Teaching Across Borders

December 6, 2012
By Stephanie Thara

CSU faculty pride themselves on passing the torch of knowledge on to future leaders. Each campus hosts an array of talented individuals who take their specialties and develop educational curriculum in other countries.

Nhut Ho, an associate professor of mechanical engineering, lecturing in Vietnam. Photo courtesy of Nhut Ho.During summer and winter breaks, Nhut Ho—an associate professor of mechanical engineering at CSU Northridge—travels regularly to Vietnam to work with Vietnamese educators on revamping the country’s higher education system and to raise its level of standards.   

In addition to developing strategic plans for educational reform, hosting training workshops, teaching classes and translating textbooks into Vietnamese, he has helped universities adopt the Conceive-Design-Implement-Operate Model. The CDIO Model provides students with an education that focuses on applying engineering fundamentals to real-world systems and products. For the past four years, Ho has worked with government and university officials to change the higher education culture in Vietnam.

“This, on a personal level, is a way of doing something for the country and its young people,” Ho said. “…I think we’re making a difference for the better.”

In January, CSU Long Beach English lecturer LeeAnne Langton will help Tanzania develop its English language curriculum.

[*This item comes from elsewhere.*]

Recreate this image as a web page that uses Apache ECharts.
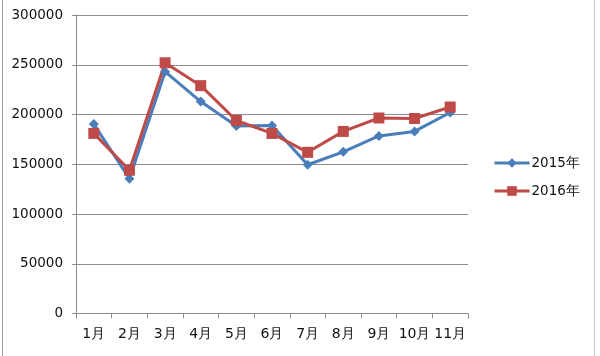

Langton has been selected for a 10-month Senior English Language Fellowship that will allow her to help establish a language teaching program at St. Augustine University in the East African country. Langton plans to tap her curriculum development skills to promote English language learning and enhance English teaching capabilities in Tanzania.

Photo courtesy of LeeAnne Langton.“I see this as an opportunity for the exchange of ideas,” she said. “I’m not going there to co-opt the university’s program with my program. I’m going there to bring any resources I have to assist with their needs.”

During her fellowship, Langton will present at English as a Second Language conferences, develop scholarships for teachers, create grants, participate as a plenary speaker, and be a key player in helping advance the English teaching curriculum in Tanzania.